Do you blow up at your spouse? Do you whine or nag them? Learning how to gently correct your spouse can ease your marriage and make both of your lives so much more stress-free.
The corrector makes the rules. It is human tradition for parents to make rules and to enforce them. It is human tradition for people to enforce the laws which they have created to govern themselves. And these are precisely the reasons why you should never correct your spouse in public or in front of others. People do not mind being corrected, so much as they mind being usurped by someone who is their equal. Do not correct your spouse in public, for that sends both a public and a private announcement to everyone that you enforce the rules, and therefore you make the rules.
Non-emotional. Emotions bring a level of drama and heightened energy which cannot easily be undone. It does not matter which end of the spectrum you are working from. If you are a domineering jerk, then the emotions contributed are contempt, pride, narcissism, and belittlement. If you are a sniveling, apologetic doormat, then the emotions contributed are fear, submission, cowardice and servant-like qualities. Either way, your spouse will feel like a small mouse or like a barbarian. Whining, nagging and complaining bring emotions of discontentment, dissatisfaction, childishness, incompetency and immaturity.
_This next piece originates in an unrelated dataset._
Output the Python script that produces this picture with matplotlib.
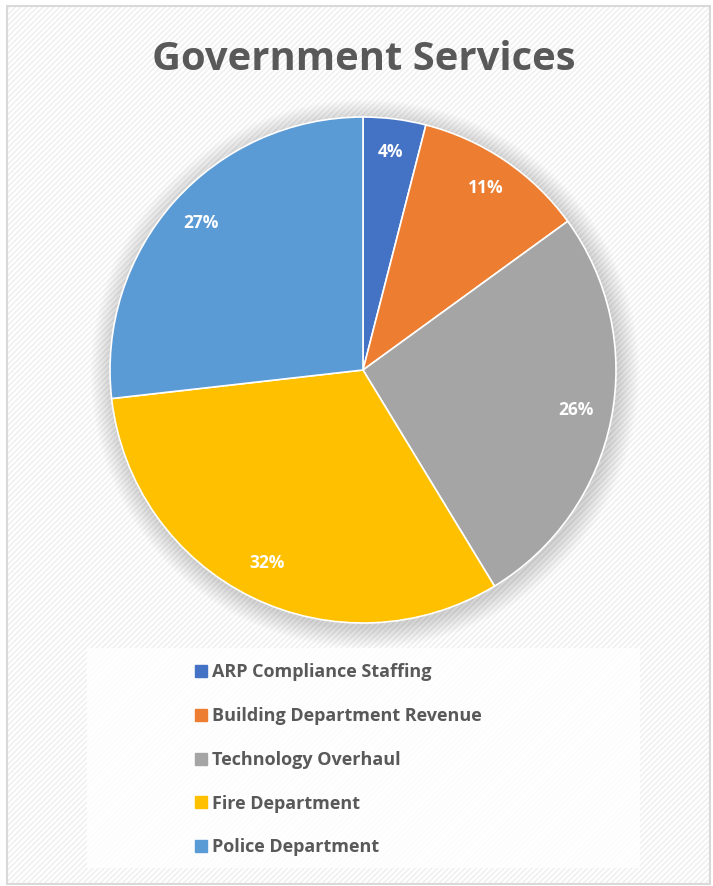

What is the alternative? Before you correct your spouse, you need to separate yourself completely from your emotion, bitterness and resentment. This may actually make some problems disappear entirely. Often, words are left unspoken and resentment builds because the problem continues and you are left feeling out of control. After you have identified any personal issues which may be clouding your judgment, you must perform a step which often seems unnecessary. This step is to confirm what you believe is going on. It does not matter how sure you are of yourself, you must sit down with your spouse and ask them questions to make sure that their opinion, viewpoint or position is clearly defined. This will wipe out a whole new set of misunderstandings. Now you are ready to begin correction.
Never allow the subject to be about them, as much as you can make this happen. If the roof needs fixed, talk about home repairs and what you can do to help out or free up some time for them so that they can get the job done. If it is much more personal and a question of inappropriate flirting, then you must still excuse their behavior, assuming that they did not mean to hurt you. “Hey Jeff, I know you are always outgoing and charming to everyone around you, so you may not have realized how this affects me, but I thought your interaction with Kelly had a little too much flirting in it. Again, I know you are like that with everyone, so I know you did not mean to cause any trouble. I just wanted to make you aware of my perspective.”
Make sure that you are not coming across as accusative, but rather as informative and clear-headed. This will go a long way toward building a much less stressful relationship.